The conversation between Strang and Larsen lasted nearly two hours on the night of Aug. 1, 2015, at her ranch home near Rockford, east of Saskatoon.
Her grandchildren were staying with her and had gone to bed.
Her husband, Roland, was out at a singing competition, but she told Strang he was expected home at 11 p.m.
A few minutes before 11 p.m., Strang headed for the door.
“You are lucky your grandkids were here, because I would never hurt a child,” he told her.
After Strang left, Larsen called police.
Officers found Lisa Strang dead on a basement sofa in the couple’s home in McLean, east of Regina. She had been shot in the back and in the head.
Strang was arrested two days later near North Battleford.
Details of the case emerged in a Regina courtroom earlier this month when Strang pleaded guilty to second-degree murder in the death of his 47-year-old wife and to uttering a death threat against Larsen, now 58.
Strang, 50, is to receive an automatic life sentence this Wednesday. Crown and defence lawyers have jointly recommended he not be eligible for parole for 17 years.
“I hope that he never gets out,” said Lisa Strang’s aunt, Pat Torgrimson of Swift Current, Sask.
She describes John Strang as a controlling figure who didn’t want his wife to have much contact with her family.
“I never liked him from Day 1,” said Torgrimson. “He kept her under his thumb.”
Court heard the couple met at the University of Regina and married in 1991.

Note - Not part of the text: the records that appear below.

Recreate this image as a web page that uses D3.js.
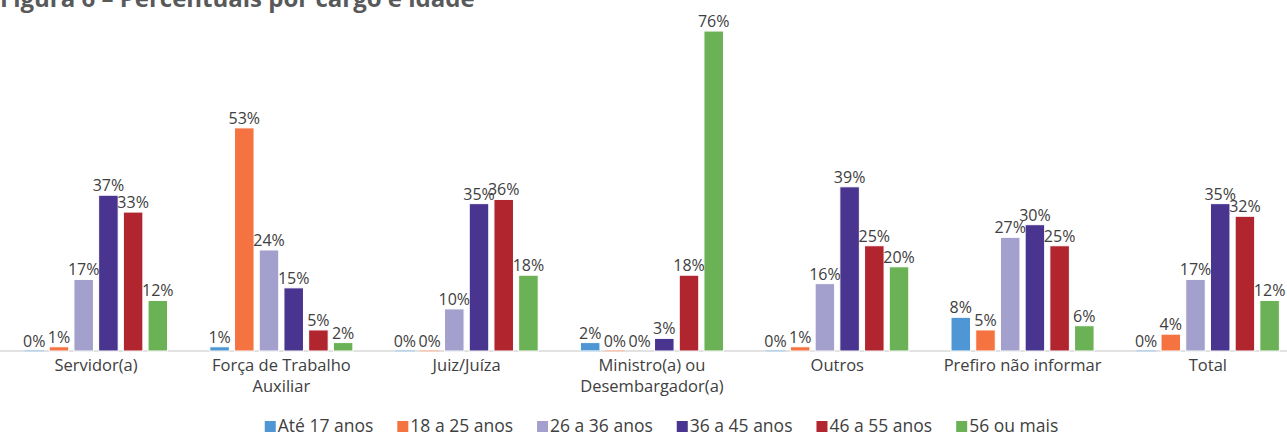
<!DOCTYPE html>
<html>
<head>
<meta charset="utf-8">
<script src="https://cdn.jsdelivr.net/npm/d3@7"></script>
<style>
	html, body { margin: 0; padding: 0; background: #fff; }
	svg { display: block; font-family: "Open Sans", "Noto Sans", sans-serif; }
</style>
</head>
<body>
<script>
// Percentuais por cargo e idade.
var categories = ['Servidor(a)', 'Força de Trabalho|Auxiliar', 'Juiz/Juíza', 'Ministro(a) ou|Desembargador(a)', 'Outros', 'Prefiro não informar', 'Total'];
var ageGroups = ['Até 17 anos', '18 a 25 anos', '26 a 36 anos', '36 a 45 anos', '46 a 55 anos', '56 ou mais'];
var colors = ['#4E97D4', '#F47341', '#A4A0CE', '#49348F', '#B1252F', '#6BB155'];

// values[category][ageGroup], in %.
var values = [
	[0, 1, 17, 37, 33, 12],
	[1, 53, 24, 15, 5, 2],
	[0, 0, 10, 35, 36, 18],
	[2, 0, 0, 3, 18, 76],
	[0, 1, 16, 39, 25, 20],
	[8, 5, 27, 30, 25, 6],
	[0, 4, 17, 35, 32, 12]
];

var title = 'Figura 6 – Percentuais por cargo e idade';

var width = 1287, height = 436;
var baseY = 351;

var svg = d3.select('body').append('svg')
	.attr('width', width)
	.attr('height', height);

// Title is cut off by the top edge in the original.
svg.append('text')
	.attr('x', 0)
	.attr('y', 7)
	.attr('font-size', 24)
	.attr('font-weight', 'bold')
	.attr('fill', '#58595B')
	.text(title);

var x0 = d3.scaleBand()
	.domain(d3.range(categories.length))
	.range([3.4, 3.4 + 7 * 185.3])
	.paddingInner(0.228)
	.paddingOuter(0.114);

var x1 = d3.scaleBand()
	.domain(d3.range(ageGroups.length))
	.range([0, x0.bandwidth()])
	.paddingInner(0.21);

var y = d3.scaleLinear()
	.domain([0, 80])
	.range([baseY, baseY - 80 * 4.21]);

// Baseline.
svg.append('line')
	.attr('x1', 0)
	.attr('x2', width)
	.attr('y1', baseY)
	.attr('y2', baseY)
	.attr('stroke', '#D9D9D9')
	.attr('stroke-width', 1.5);

var groups = svg.selectAll('g.cat')
	.data(values)
	.enter().append('g')
	.attr('class', 'cat')
	.attr('transform', function(d, i) { return 'translate(' + x0(i) + ',0)'; });

groups.selectAll('rect')
	.data(function(d) { return d; })
	.enter().append('rect')
	.attr('x', function(d, j) { return x1(j); })
	.attr('y', function(d) { return y(d); })
	.attr('width', x1.bandwidth())
	.attr('height', function(d) { return Math.max(baseY - y(d), 0); })
	.attr('fill', function(d, j) { return colors[j]; })
	.attr('stroke', '#fff')
	.attr('stroke-width', 1);

// Light tint for the empty ones, like the original shows at the baseline.
groups.selectAll('rect.zero')
	.data(function(d) { return d; })
	.enter().filter(function(d) { return d === 0; })
	.append('rect')
	.attr('class', 'zero')
	.attr('x', function(d, j) { return x1(j); })
	.attr('y', baseY - 1)
	.attr('width', x1.bandwidth())
	.attr('height', 1.5)
	.attr('fill', function(d, j) { return d3.interpolateRgb(colors[j], '#fff')(0.6); });

groups.selectAll('text.val')
	.data(function(d) { return d; })
	.enter().append('text')
	.attr('class', 'val')
	.attr('x', function(d, j) { return x1(j) + x1.bandwidth() / 2; })
	.attr('y', function(d) { return y(d) - 4; })
	.attr('text-anchor', 'middle')
	.attr('font-size', 16)
	.attr('fill', '#404040')
	.text(function(d) { return d + '%'; });

// Category labels, '|' splits lines.
groups.append('text')
	.attr('text-anchor', 'middle')
	.attr('font-size', 16.5)
	.attr('fill', '#404040')
	.selectAll('tspan')
	.data(function(d, i) { return categories[i].split('|'); })
	.enter().append('tspan')
	.attr('x', x0.bandwidth() / 2)
	.attr('y', function(d, k) { return 371 + k * 21; })
	.text(function(d) { return d; });

// Legend, laid out from measured text widths and then centred.
var legend = svg.append('g');
var gap = 24;
var cursor = 0;
ageGroups.forEach(function(name, i) {
	var item = legend.append('g').attr('transform', 'translate(' + cursor + ',0)');
	item.append('rect')
		.attr('x', 0)
		.attr('y', -11)
		.attr('width', 11)
		.attr('height', 11)
		.attr('fill', colors[i]);
	var t = item.append('text')
		.attr('x', 13)
		.attr('y', 0)
		.attr('font-size', 17.5)
		.attr('fill', '#404040')
		.text(name);
	cursor += 13 + t.node().getComputedTextLength() + gap;
});
cursor -= gap;
legend.attr('transform', 'translate(' + (661.5 - cursor / 2) + ',432)');
</script>
</body>
</html>
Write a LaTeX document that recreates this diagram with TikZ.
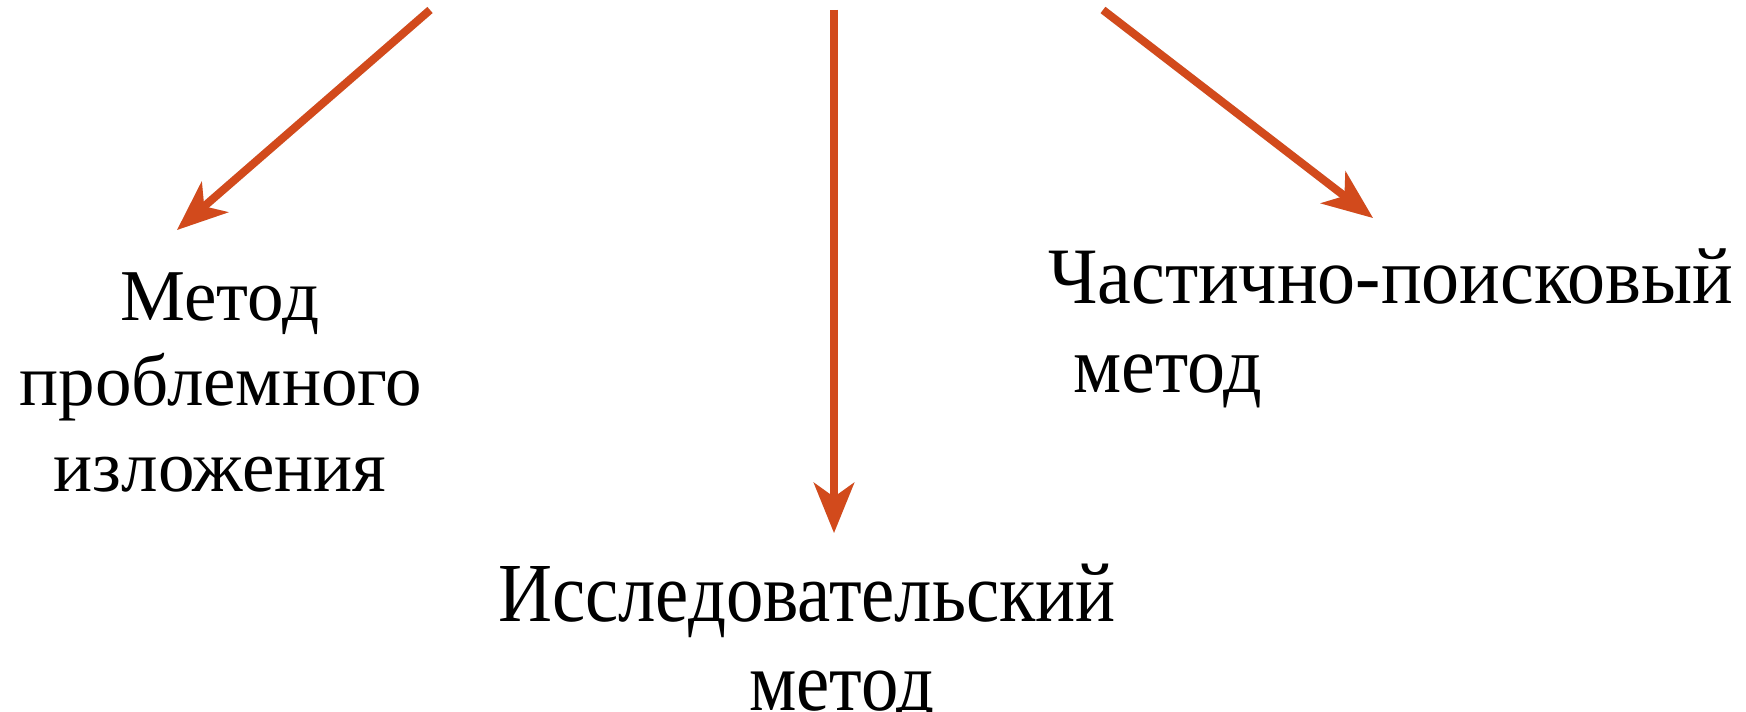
\documentclass[tikz,border=0pt]{standalone}
\usepackage{fontspec}
\setmainfont{Liberation Serif}
\usetikzlibrary{arrows.meta}
\definecolor{arr}{RGB}{210,74,28}
\tikzset{
  conn/.style={draw=arr, line width=8bp, -{Stealth[length=50bp,width=40bp,inset=14bp]}},
  shad/.style={draw=black!12, line width=8bp, -{Stealth[length=50bp,width=40bp,inset=14bp]}},
  lbl/.style={inner sep=0pt, text=black},
  lblL/.style={lbl, font=\fontsize{73bp}{88bp}\selectfont, anchor=base},
  lblR/.style={lbl, font=\fontsize{80bp}{96bp}\selectfont, anchor=base west, xscale=0.95},
  lblM/.style={lbl, font=\fontsize{84bp}{100bp}\selectfont, anchor=base west, xscale=0.89},
}
\begin{document}
\begin{tikzpicture}[x=1bp,y=-1bp]
\path[use as bounding box, fill=white] (0,0) rectangle (1746,712);
% arrow endpoints
\coordinate (a0) at (430,10);
\coordinate (a1) at (177,230);
\coordinate (b0) at (834,10);
\coordinate (b1) at (834,533);
\coordinate (c0) at (1103,10);
\coordinate (c1) at (1373,218);
% shadows
\begin{scope}[shift={(3,4)}]
\draw[shad] (a0) -- (a1);
\draw[shad] (b0) -- (b1);
\draw[shad] (c0) -- (c1);
\end{scope}
\draw[conn] (a0) -- (a1);
\draw[conn] (b0) -- (b1);
\draw[conn] (c0) -- (c1);
% left label
\node[lblL] (l1) at (220,320) {Метод};
\node[lblL] (l2) at (221,405) {проблемного};
\node[lblL] (l3) at (220,491) {изложения};
% right label
\node[lblR] (r1) at (1048,303) {Частично-поисковый};
\node[lblR] (r2) at (1073,392) {метод};
% bottom label
\node[lblM] (m1) at (498,621) {Исследовательский};
\node[lblM] (m2) at (749,710) {метод};
\end{tikzpicture}
\end{document}
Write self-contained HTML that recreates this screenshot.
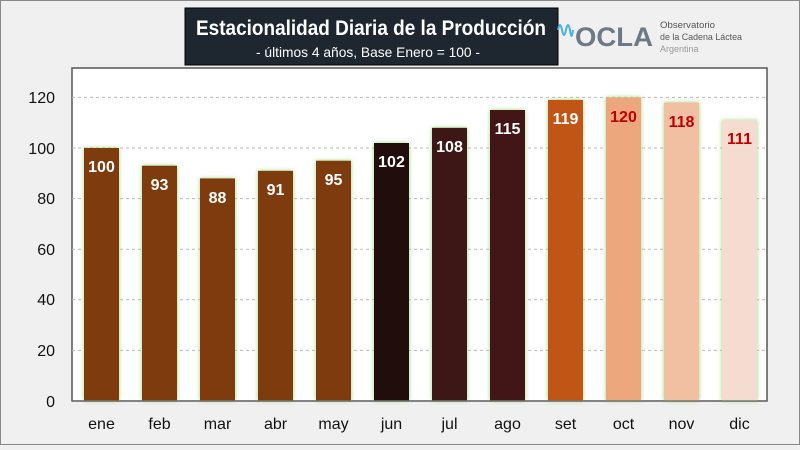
<!DOCTYPE html>
<html><head><meta charset="utf-8"><style>
body{margin:0;width:800px;height:445px;overflow:hidden;background:#f0f0f0;font-family:"Liberation Sans",sans-serif}
</style></head><body>
<svg width="800" height="445" xmlns="http://www.w3.org/2000/svg" font-family="Liberation Sans, sans-serif">
<defs>
<filter id="g" x="-30%" y="-10%" width="160%" height="120%"><feDropShadow dx="0" dy="0" stdDeviation="2" flood-color="#8fd46a" flood-opacity="0.9"/></filter>
</defs>
<rect x="0.5" y="0.5" width="799" height="444" fill="#f0f0f0" stroke="#888"/>
<rect x="72" y="68" width="695" height="333" fill="#fff" stroke="#555" stroke-width="1.5"/>
<g stroke="#bbb" stroke-dasharray="3,3">
<line x1="72" x2="767" y1="97.4" y2="97.4"/><line x1="72" x2="767" y1="148" y2="148"/><line x1="72" x2="767" y1="198.6" y2="198.6"/><line x1="72" x2="767" y1="249.2" y2="249.2"/><line x1="72" x2="767" y1="299.8" y2="299.8"/><line x1="72" x2="767" y1="350.4" y2="350.4"/>
</g>
<g font-size="16" fill="#111" text-anchor="end">
<text x="55" y="103">120</text><text x="55" y="154">100</text><text x="55" y="204">80</text><text x="55" y="255">60</text><text x="55" y="305">40</text><text x="55" y="356">20</text><text x="55" y="407">0</text>
</g>
<g filter="url(#g)">
<rect x="84" y="148" width="35" height="253" fill="#7e3a0f"/>
<rect x="142" y="165.7" width="35" height="235.3" fill="#7e3a0f"/>
<rect x="200" y="178.4" width="35" height="222.6" fill="#7e3a0f"/>
<rect x="258" y="170.8" width="35" height="230.2" fill="#7e3a0f"/>
<rect x="316" y="160.7" width="35" height="240.3" fill="#7e3a0f"/>
<rect x="374" y="143" width="35" height="258" fill="#210b0b"/>
<rect x="432" y="127.8" width="35" height="273.2" fill="#3c1517"/>
<rect x="490" y="110" width="35" height="291" fill="#421819"/>
<rect x="548" y="99.9" width="35" height="301.1" fill="#c05512"/>
<rect x="606" y="97.4" width="35" height="303.6" fill="#eda77b"/>
<rect x="664" y="102.5" width="35" height="298.5" fill="#f1c0a2"/>
<rect x="722" y="120.3" width="35" height="280.7" fill="#f4ddd0"/>
</g>
<line x1="72" x2="767" y1="401" y2="401" stroke="#777" stroke-width="1.5"/>
<g font-size="16" font-weight="bold" text-anchor="middle" fill="#fff">
<text x="101.5" y="172">100</text><text x="159.5" y="190">93</text><text x="217.5" y="203">88</text><text x="275.5" y="195">91</text><text x="333.5" y="185">95</text><text x="391.5" y="167">102</text><text x="449.5" y="152">108</text><text x="507.5" y="134">115</text><text x="565.5" y="124">119</text>
<g fill="#c00000"><text x="623.5" y="122">120</text><text x="681.5" y="127">118</text><text x="739.5" y="144">111</text></g>
</g>
<g font-size="16" fill="#111" text-anchor="middle">
<text x="101.5" y="429">ene</text><text x="159.5" y="429">feb</text><text x="217.5" y="429">mar</text><text x="275.5" y="429">abr</text><text x="333.5" y="429">may</text><text x="391.5" y="429">jun</text><text x="449.5" y="429">jul</text><text x="507.5" y="429">ago</text><text x="565.5" y="429">set</text><text x="623.5" y="429">oct</text><text x="681.5" y="429">nov</text><text x="739.5" y="429">dic</text>
</g>
<rect x="185" y="8" width="373" height="57" fill="#1e2730" stroke="#000"/>
<text x="196" y="35" font-size="21" font-weight="bold" fill="#fff" textLength="350" lengthAdjust="spacingAndGlyphs">Estacionalidad Diaria de la Producción</text>
<text x="256" y="57" font-size="14" fill="#fff" textLength="224" lengthAdjust="spacingAndGlyphs">- últimos 4 años, Base Enero = 100 -</text>
<path d="M558 30 q2 -10 4 0 q2 10 4 0 q2 -10 4 0 q1.5 12 3 0" fill="none" stroke="#4ab3d6" stroke-width="2"/>
<text x="575" y="46" font-size="27" font-weight="bold" fill="#6d7a86" textLength="78" lengthAdjust="spacingAndGlyphs">OCLA</text>
<text x="660" y="28" font-size="9.5" fill="#555" textLength="55" lengthAdjust="spacingAndGlyphs">Observatorio</text>
<text x="660" y="40" font-size="9.5" fill="#555" textLength="82" lengthAdjust="spacingAndGlyphs">de la Cadena Láctea</text>
<text x="660" y="52" font-size="9" fill="#999">Argentina</text>
</svg>
</body></html>
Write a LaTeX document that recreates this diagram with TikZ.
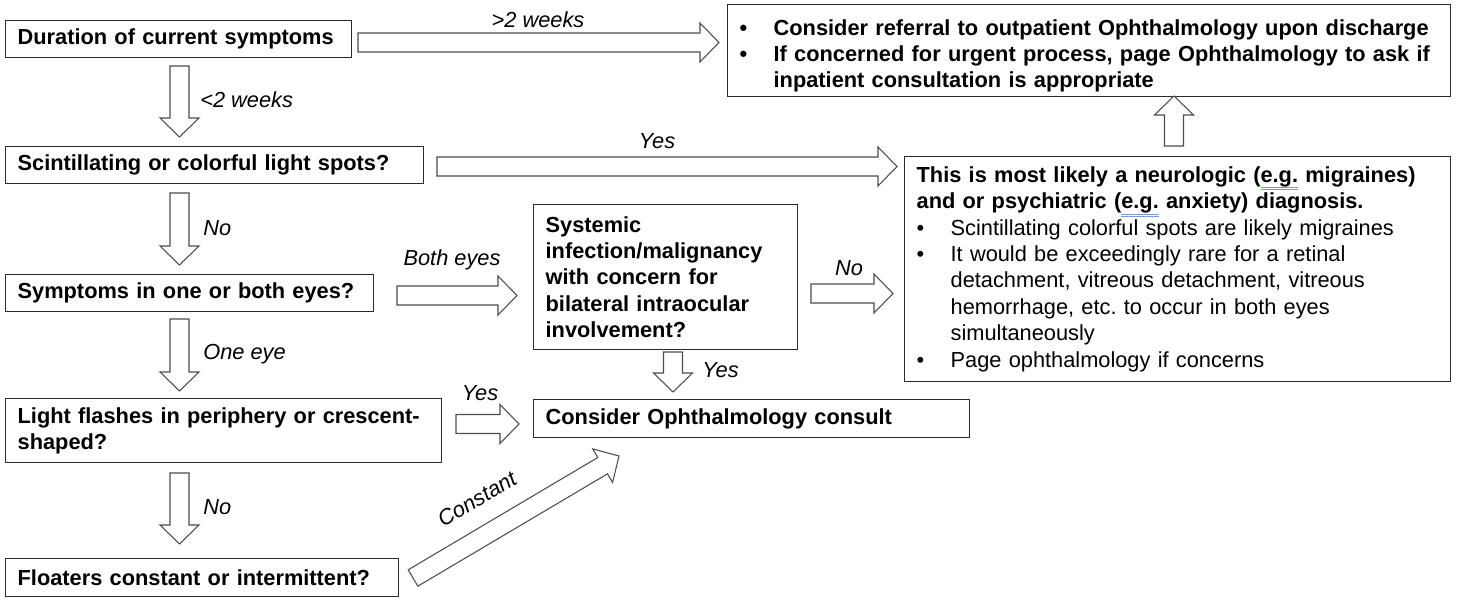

In 2004, Lisa Strang became finance director for the governing Saskatchewan Party.
“I personally watched over the years how she mentored and helped her colleagues to become, not just better employees, but also better people,” Patrick Bundrock, the party’s executive director, told court in his victim impact statement.
He described how she listened to Celtic music and Simon and Garfunkel songs in her office. She crafted blankets each time a co-worker had a baby. She cared about people, he said.
“In 2005, I lost my daughter. And every year on the anniversary of her passing I would receive a beautiful homemade card from Lisa. She would always remember, each and every year.”
In the last three years of her life, Lisa Strang lost 100 pounds by walking on a treadmill at home each night after work. She became more confident and happy, Bundrock said.
She also complained openly about her marriage, court heard. She didn’t like her husband’s spending habits and was frequently paying off his debts.
About the same time, John Strang, an off-and-on truck driver, griped to others about a lack of intimacy with his wife.
And then he met Lynn Larsen.
He was introduced to Larsen and her husband through a friend and developed a secret, erotic fixation on the woman, court heard.
In June 2015, Strang phoned Roland Larsen and lied about having stomach cancer and only a few months to live. He asked to stay at their property to get away from things.
He then purchased handcuffs and sexual enhancement supplements from the internet.
And, showing off four guns in the back of his Jeep, he told a co-worker: “I could shoot someone, no problem.”
When Bundrock learned that police were searching for Strang, he knew something bad had happened to her. He sent a text hoping she was OK, but never got a response.
“Lisa always put John first,” Bundrock told the judge.
“I am so angry because Lisa was on the way to becoming a new person, and she had so much potential and she was killed by the person that she trusted the most.”
Larsen says she never got to meet Lisa Strang.
And she’s still trying to get over her terrifying night with John Strang.
“It hasn’t been easy,” she said. “I don’t think it ever will be.”